#### INPUT
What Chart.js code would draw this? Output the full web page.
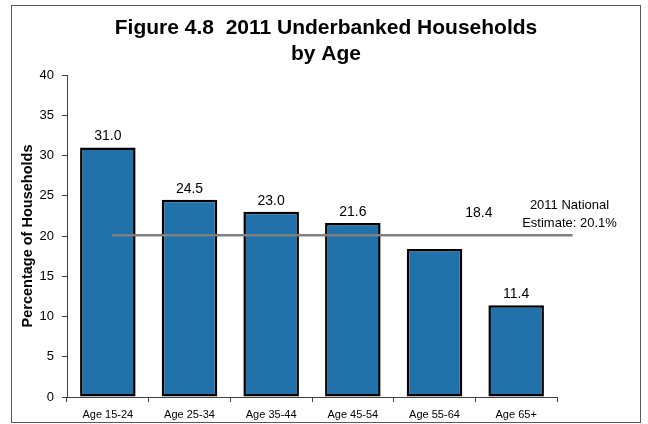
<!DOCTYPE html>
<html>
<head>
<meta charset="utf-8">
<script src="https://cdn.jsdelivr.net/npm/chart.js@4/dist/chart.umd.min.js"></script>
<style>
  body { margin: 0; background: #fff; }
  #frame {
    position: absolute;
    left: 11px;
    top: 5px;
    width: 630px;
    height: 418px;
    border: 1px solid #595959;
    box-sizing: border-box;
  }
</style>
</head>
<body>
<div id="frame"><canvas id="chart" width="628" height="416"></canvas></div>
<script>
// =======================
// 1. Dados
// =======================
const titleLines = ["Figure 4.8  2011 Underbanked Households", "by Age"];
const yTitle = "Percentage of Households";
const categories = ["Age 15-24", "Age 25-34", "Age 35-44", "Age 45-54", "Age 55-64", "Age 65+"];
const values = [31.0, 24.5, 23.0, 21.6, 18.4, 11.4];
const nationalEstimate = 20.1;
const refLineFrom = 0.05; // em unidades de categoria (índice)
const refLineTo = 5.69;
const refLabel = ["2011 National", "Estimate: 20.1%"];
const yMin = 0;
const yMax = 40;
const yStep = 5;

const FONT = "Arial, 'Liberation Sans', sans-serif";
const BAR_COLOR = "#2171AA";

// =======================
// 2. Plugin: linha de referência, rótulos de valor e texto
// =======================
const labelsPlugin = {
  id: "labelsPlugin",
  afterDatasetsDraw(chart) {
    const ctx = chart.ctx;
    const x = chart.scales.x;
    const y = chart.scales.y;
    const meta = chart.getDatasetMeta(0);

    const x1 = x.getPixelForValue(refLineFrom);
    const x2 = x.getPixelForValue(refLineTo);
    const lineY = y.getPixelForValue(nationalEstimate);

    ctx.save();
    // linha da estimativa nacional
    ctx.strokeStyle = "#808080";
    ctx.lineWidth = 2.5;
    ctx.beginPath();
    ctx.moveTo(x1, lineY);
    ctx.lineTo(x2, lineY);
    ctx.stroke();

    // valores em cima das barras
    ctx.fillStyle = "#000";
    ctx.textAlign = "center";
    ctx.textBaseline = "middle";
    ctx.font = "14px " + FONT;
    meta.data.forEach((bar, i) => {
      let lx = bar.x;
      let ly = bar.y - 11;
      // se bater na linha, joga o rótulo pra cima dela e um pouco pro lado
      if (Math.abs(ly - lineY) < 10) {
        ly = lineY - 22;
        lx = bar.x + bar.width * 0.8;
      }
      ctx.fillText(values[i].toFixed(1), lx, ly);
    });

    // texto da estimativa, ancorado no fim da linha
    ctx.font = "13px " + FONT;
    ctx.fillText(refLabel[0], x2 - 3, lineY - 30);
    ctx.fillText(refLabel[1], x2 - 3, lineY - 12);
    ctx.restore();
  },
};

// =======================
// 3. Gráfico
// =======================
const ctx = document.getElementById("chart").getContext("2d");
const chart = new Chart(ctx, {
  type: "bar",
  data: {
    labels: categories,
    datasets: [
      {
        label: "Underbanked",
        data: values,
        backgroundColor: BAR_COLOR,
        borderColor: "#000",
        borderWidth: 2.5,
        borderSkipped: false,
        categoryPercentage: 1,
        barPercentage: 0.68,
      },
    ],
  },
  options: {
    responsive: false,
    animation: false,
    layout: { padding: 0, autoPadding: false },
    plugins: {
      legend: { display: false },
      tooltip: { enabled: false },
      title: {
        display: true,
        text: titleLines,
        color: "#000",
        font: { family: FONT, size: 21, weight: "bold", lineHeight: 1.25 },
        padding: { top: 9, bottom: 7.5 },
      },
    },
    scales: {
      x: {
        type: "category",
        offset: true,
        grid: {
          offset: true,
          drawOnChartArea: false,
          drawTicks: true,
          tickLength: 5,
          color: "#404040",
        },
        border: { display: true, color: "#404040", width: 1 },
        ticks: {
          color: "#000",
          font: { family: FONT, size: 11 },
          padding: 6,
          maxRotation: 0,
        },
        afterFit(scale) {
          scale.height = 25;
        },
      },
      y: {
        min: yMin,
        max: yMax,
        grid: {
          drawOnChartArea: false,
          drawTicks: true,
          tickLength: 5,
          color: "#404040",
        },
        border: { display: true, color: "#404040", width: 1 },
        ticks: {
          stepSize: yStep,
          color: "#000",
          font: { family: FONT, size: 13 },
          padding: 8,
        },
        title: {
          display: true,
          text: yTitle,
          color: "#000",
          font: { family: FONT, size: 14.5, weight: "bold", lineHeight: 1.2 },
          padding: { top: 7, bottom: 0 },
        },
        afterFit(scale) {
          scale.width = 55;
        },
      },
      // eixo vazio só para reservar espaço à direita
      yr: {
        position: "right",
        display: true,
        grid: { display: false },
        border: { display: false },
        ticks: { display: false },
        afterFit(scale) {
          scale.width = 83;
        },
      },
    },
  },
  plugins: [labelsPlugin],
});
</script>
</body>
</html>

* * *

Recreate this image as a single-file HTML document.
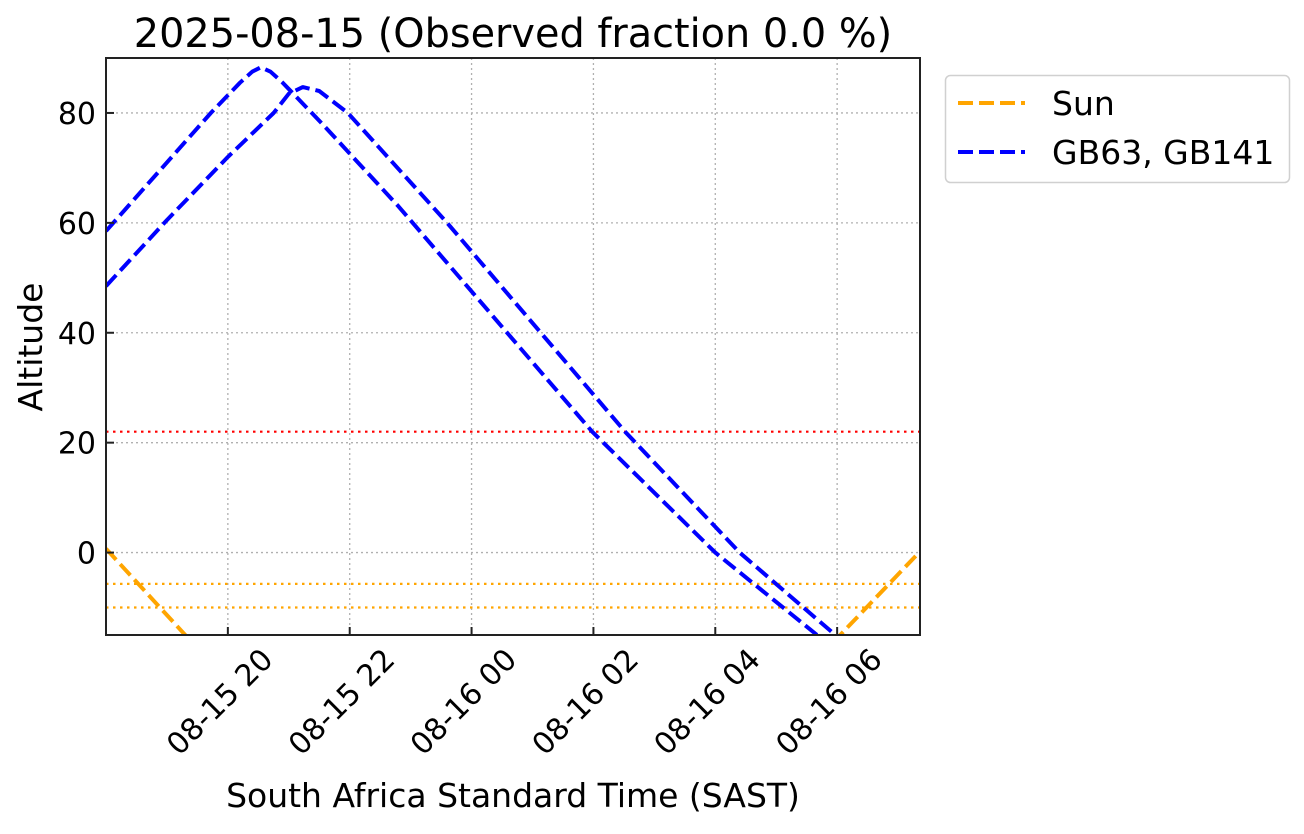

---

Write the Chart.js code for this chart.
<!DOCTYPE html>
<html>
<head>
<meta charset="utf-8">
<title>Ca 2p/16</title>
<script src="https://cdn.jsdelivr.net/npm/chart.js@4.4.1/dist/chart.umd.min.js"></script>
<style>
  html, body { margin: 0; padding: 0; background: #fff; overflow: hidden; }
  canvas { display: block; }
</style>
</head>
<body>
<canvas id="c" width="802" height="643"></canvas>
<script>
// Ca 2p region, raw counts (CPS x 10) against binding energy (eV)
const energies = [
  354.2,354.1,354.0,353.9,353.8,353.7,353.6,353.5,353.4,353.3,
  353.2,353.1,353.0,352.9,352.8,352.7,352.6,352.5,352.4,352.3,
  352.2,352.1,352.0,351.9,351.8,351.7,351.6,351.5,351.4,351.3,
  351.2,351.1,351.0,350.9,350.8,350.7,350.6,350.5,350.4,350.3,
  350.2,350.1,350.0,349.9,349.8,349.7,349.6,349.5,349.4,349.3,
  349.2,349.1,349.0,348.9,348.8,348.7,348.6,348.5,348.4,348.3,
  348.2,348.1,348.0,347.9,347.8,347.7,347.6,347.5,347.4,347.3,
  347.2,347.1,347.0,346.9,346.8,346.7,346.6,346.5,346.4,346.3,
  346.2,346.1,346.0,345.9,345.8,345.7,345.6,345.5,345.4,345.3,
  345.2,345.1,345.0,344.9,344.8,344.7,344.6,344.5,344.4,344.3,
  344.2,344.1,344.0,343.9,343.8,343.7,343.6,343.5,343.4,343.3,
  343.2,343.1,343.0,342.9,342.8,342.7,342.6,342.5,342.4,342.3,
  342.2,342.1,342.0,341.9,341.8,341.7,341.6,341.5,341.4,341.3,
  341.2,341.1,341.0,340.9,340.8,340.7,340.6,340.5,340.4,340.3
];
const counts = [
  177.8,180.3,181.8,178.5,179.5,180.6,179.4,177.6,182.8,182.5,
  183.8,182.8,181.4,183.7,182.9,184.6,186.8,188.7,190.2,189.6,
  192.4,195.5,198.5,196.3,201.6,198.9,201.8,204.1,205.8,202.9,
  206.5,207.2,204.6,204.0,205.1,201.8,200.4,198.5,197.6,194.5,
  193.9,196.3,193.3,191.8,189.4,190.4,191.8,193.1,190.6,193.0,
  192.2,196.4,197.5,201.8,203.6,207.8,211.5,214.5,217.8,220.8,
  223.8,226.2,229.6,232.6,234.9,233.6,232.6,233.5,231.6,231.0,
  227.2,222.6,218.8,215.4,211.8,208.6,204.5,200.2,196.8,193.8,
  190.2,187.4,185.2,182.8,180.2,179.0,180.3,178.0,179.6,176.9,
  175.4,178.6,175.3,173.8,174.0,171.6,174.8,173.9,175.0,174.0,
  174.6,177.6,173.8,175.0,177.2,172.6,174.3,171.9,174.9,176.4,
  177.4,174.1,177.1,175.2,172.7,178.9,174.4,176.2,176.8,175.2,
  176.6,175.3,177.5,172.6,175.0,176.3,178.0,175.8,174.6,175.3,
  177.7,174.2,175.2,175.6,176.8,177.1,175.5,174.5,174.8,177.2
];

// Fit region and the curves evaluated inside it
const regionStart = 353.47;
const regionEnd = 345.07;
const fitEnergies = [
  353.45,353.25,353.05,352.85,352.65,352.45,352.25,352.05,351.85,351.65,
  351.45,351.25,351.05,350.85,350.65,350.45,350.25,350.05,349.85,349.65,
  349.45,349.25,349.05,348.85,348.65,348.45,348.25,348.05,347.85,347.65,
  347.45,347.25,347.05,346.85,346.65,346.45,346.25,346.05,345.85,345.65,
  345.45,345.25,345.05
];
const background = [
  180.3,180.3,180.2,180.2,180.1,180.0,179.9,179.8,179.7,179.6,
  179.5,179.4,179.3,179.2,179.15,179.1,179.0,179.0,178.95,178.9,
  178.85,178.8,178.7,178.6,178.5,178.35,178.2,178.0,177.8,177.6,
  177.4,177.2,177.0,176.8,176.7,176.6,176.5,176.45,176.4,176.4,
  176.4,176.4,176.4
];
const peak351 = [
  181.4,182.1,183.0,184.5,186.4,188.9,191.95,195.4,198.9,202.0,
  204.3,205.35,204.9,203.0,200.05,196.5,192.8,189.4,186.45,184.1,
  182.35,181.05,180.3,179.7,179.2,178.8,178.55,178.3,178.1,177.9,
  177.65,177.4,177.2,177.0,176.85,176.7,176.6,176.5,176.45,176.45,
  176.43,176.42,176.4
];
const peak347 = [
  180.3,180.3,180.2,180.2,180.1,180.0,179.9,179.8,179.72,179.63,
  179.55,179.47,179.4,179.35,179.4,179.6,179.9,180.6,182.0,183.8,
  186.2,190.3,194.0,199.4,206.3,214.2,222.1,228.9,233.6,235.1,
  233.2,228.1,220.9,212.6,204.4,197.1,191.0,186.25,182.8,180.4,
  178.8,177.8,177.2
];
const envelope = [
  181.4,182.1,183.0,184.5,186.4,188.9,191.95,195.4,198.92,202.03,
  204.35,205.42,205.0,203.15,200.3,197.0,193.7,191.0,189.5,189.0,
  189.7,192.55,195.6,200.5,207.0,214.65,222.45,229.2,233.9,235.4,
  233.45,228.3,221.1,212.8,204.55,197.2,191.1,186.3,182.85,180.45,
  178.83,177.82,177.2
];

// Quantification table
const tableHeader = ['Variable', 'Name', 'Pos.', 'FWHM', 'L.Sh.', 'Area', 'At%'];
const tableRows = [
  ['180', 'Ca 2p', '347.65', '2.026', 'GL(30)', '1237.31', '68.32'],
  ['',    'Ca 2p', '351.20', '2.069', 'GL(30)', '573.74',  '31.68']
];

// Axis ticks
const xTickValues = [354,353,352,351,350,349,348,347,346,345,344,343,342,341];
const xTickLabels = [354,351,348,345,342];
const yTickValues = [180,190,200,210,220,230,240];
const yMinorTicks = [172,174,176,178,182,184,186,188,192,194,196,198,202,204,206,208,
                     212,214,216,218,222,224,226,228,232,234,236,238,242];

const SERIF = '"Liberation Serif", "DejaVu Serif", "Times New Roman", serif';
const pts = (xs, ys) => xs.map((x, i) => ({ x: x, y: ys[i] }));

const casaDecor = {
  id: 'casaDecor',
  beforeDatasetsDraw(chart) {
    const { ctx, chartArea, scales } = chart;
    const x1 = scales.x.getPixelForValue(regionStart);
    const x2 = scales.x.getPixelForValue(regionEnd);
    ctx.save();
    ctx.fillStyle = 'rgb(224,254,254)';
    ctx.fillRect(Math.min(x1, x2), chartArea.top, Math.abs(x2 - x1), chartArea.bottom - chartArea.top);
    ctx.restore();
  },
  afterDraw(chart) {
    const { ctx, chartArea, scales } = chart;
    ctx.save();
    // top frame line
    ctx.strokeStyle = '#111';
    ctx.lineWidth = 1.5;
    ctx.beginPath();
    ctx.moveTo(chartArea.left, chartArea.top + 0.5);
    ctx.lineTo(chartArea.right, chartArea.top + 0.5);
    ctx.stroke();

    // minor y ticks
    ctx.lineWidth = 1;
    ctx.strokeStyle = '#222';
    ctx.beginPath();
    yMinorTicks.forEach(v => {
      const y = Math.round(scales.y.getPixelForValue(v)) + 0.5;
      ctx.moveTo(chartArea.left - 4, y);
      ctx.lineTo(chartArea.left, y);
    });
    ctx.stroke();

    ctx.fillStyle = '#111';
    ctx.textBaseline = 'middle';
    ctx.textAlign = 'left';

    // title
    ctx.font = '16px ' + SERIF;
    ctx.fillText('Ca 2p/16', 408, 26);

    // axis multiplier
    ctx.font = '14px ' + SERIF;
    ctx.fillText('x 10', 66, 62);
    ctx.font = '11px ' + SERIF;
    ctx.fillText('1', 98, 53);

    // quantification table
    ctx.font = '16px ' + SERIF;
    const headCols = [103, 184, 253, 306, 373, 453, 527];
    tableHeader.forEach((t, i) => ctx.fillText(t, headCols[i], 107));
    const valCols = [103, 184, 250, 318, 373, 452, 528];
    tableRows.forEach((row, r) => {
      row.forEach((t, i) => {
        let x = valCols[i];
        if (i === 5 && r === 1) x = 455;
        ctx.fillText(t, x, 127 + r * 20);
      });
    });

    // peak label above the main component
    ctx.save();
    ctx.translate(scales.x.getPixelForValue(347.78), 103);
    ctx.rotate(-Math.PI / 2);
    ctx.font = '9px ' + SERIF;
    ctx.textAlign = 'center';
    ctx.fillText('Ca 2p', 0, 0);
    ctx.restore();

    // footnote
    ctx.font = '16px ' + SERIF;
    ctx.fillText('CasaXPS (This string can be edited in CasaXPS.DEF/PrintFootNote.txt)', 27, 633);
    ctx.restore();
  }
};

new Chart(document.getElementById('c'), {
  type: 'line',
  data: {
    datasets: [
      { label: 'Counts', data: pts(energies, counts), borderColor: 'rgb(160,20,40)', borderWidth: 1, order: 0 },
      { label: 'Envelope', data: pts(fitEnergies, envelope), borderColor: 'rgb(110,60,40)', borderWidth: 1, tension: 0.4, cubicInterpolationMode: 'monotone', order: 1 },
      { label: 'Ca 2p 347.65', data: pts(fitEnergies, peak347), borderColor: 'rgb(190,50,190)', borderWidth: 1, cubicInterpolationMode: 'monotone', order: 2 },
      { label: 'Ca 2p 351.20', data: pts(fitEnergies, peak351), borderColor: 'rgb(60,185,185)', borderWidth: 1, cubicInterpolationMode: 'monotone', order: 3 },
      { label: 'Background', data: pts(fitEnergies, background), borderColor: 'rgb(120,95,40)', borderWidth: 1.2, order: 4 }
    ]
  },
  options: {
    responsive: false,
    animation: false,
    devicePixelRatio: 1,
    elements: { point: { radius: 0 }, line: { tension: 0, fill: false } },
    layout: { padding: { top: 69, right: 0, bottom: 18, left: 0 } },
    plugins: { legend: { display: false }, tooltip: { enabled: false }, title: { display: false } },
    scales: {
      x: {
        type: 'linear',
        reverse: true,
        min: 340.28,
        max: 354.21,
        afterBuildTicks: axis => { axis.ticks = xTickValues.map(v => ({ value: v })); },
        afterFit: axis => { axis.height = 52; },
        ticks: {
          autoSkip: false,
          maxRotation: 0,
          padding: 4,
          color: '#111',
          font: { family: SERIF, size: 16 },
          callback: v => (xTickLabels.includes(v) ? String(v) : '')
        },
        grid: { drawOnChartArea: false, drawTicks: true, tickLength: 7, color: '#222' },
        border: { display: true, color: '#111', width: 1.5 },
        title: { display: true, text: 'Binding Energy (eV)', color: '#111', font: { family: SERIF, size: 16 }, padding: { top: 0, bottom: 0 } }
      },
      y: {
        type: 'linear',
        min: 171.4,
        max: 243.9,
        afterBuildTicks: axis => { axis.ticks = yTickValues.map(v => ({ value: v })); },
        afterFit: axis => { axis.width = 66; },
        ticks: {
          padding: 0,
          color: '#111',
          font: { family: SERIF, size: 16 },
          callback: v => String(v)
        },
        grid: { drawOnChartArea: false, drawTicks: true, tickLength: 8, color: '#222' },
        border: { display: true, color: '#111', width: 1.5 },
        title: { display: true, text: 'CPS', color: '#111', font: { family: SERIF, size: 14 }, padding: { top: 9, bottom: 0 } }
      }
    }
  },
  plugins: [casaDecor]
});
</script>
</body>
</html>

#### EXERCISE
Gather up every line from the listing above in which the word "document" occurs.

#### WRITTEN RESPONSE
const ctx = document.getElementById("chart").getContext("2d");
Recreate this image as a single-file HTML document.
new Chart(document.getElementById('c'), {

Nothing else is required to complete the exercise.